“Children of Twins Design”, Brian M. D’Onofrio2014-09-29 (, , ; backlinks)⁠:

Because parents provide the environmental context for the family and transmit genetic makeup to their offspring, the genetic and environmental processes responsible for associations between family risk factors and offspring adjustment are confounded. Social scientists typically use statistical controls to account for ‘third’ variables that influence both characteristics, but family studies cannot account for unmeasured genetic or environmental confounds.

The Children of Twins (CoT) Design [7, 13]. Using children of identical twins can determine if a parental characteristic has an environmental association with a child behavior or whether the intergenerational relation is confounded by selection factors. When children of fraternal twins are included, the design is able to reveal whether confounds are genetic or environmental in origin5.

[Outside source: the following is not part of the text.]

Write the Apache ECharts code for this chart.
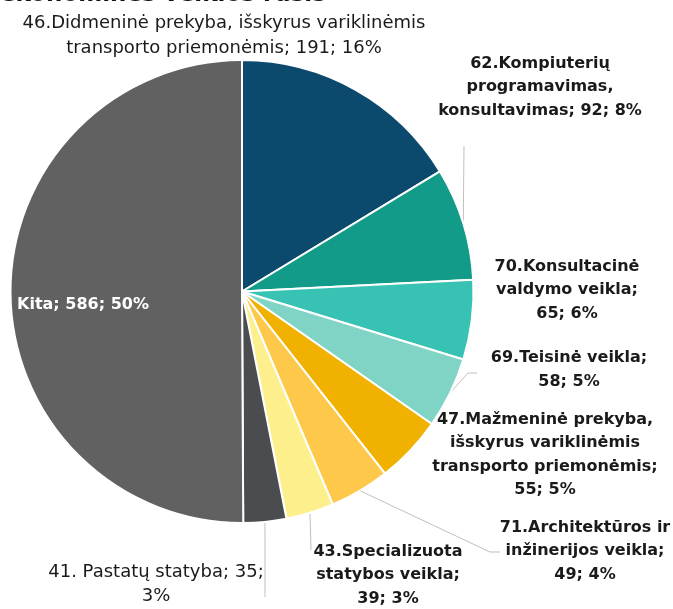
<!DOCTYPE html>
<html>
<head>
<meta charset="utf-8">
<script src="https://cdn.jsdelivr.net/npm/echarts@6/dist/echarts.min.js"></script>
<style>
  html, body { margin: 0; padding: 0; background: #fff; overflow: hidden; }
  #chart { width: 673px; height: 609px; }
</style>
</head>
<body>
<div id="chart"></div>
<script>
'use strict';

const categories = [
  '46.Didmeninė prekyba, išskyrus variklinėmis\ntransporto priemonėmis',
  '62.Kompiuterių\nprogramavimas,\nkonsultavimas',
  '70.Konsultacinė\nvaldymo veikla',
  '69.Teisinė veikla',
  '47.Mažmeninė prekyba,\nišskyrus variklinėmis\ntransporto priemonėmis',
  '71.Architektūros ir\ninžinerijos veikla',
  '43.Specializuota\nstatybos veikla',
  '41. Pastatų statyba',
  'Kita'
];
const values = [191, 92, 65, 58, 55, 49, 39, 35, 586];
// where each label breaks: after the name, after the value
const breaks = [
  [' ', ' '], [' ', ' '], ['\n', ' '], ['\n', ' '], ['\n', ' '],
  ['\n', ' '], ['\n', ' '], [' ', '\n'], [' ', ' ']
];
const colors = ['#0b4a6c', '#139b89', '#37c2b4', '#80d4c6', '#f0b100',
                '#fec94b', '#fdef8c', '#4b4c50', '#616161'];

// label centres, px
const labelPos = [
  [224, 36], [540, 87], [567, 290], [569, 370], [545, 455],
  [585, 551], [388, 575], [156, 584], [83, 305]
];
// leader lines: points after the one on the slice edge
const lineEnds = [
  null, [[464, 146]], null, [[468, 373], [477, 373]], null,
  [[490, 552], [500, 552]], [[311, 550]], [[265, 597]], null
];

const labelStyle = i => {
  if (i === 8) return { color: '#fff', fontWeight: 'bold', fontSize: 16 };
  if (i === 0 || i === 7) return { fontWeight: 'normal', fontSize: 18, lineHeight: i === 0 ? 25 : 24 };
  return { fontWeight: 'bold', fontSize: 16, lineHeight: 23.5 };
};

const data = values.map((v, i) => ({
  name: categories[i],
  value: v,
  itemStyle: { color: colors[i] },
  labelLine: { show: lineEnds[i] != null },
  label: labelStyle(i)
}));

const chart = echarts.init(document.getElementById('chart'), null, { renderer: 'canvas' });
chart.setOption({
  animation: false,
  graphic: [{
    type: 'text', left: 0, top: -16,
    style: { text: 'ekonominės veiklos rūšis', font: 'bold 23px "DejaVu Sans"', fill: '#111' }
  }],
  series: [{
    type: 'pie',
    center: [242, 291.5],
    radius: 231.5,
    startAngle: 90,
    clockwise: true,
    itemStyle: { borderColor: '#fff', borderWidth: 2 },
    label: {
      show: true,
      fontFamily: 'DejaVu Sans',
      color: '#1a1a1a',
      align: 'center',
      overflow: 'none',
      formatter: p => {
        const b = breaks[p.dataIndex];
        return p.name + ';' + b[0] + p.value + ';' + b[1] + Math.round(p.percent) + '%';
      }
    },
    labelLine: { lineStyle: { color: '#bfbfbf', width: 1 }, length: 10, length2: 8 },
    labelLayout: p => {
      const i = p.dataIndex;
      const out = { x: labelPos[i][0], y: labelPos[i][1], align: 'center', verticalAlign: 'middle' };
      if (lineEnds[i] && p.labelLinePoints) {
        out.labelLinePoints = [p.labelLinePoints[0]].concat(lineEnds[i]);
      }
      return out;
    },
    data: data
  }]
});
</script>
</body>
</html>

The CoT Design is best known for its use with studying dichotomous environmental risk factors, such as a diagnosis of a psychiatric disorder6. For example, the children of schizophrenic parents are at higher risk for developing the disorder than the general population. In order to elucidate the genetic and environmental mechanisms responsible for the intergenerational association, researchers compare the rates of schizophrenia in the offspring of discordant pairs of twins (one twin is diagnosed with the disorder and one is not). A comparison between the children of affected (diagnosed with schizophrenia) identical twins and their unaffected (no diagnosis) cotwins is the initial step in trying to understand the processes through which the intergenerational risk is mediated. Because offspring of both identical twins share the same genetic risk associated with the parental psychopathology from the twins, any difference between the offspring is associated with environmental processes specifically related to the parental psychopathology (see below for a discussion of the influence of the nontwin parent). Effectively, the CoT Design provides the best control comparison group because children with schizophrenia are compared with their cousins who share the same genetic risk associated with schizophrenia and any environmental conditions that the twins share. If offspring from the unaffected identical twin have a lower prevalence of schizophrenia than offspring of the affected identical twin, the results would suggest that the experience of having schizophrenic parent has a direct environmental impact on one’s own risk for schizophrenia

…The most well-known application of the design explored the intergenerational association of schizophrenia using discordant twins6. Offspring of schizophrenic identical cotwins had a morbid risk of being diagnosed with schizophrenia of 16.8, whereas offspring of the unaffected identical cotwins had a morbid risk of 17.4. Although the offspring in this later group did not have a parent with schizophrenia, they had the same risk as offspring with a schizophrenic parent. The results effectively discount the direct causal environmental theory of schizophrenia transmission. The risk in the offspring of the unaffected identical twins was 17.4, but the risk was much lower (2.1) in the offspring of the unaffected fraternal cotwins. This latter comparison suggests that genetic factors account for the association between parental and offspring schizophrenia.

Similar findings were reported for the transmission of bipolar depression1. In contrast, the use of the CoT to explore transmission of alcohol abuse and dependence from parents to their offspring highlighted role of the family environment8.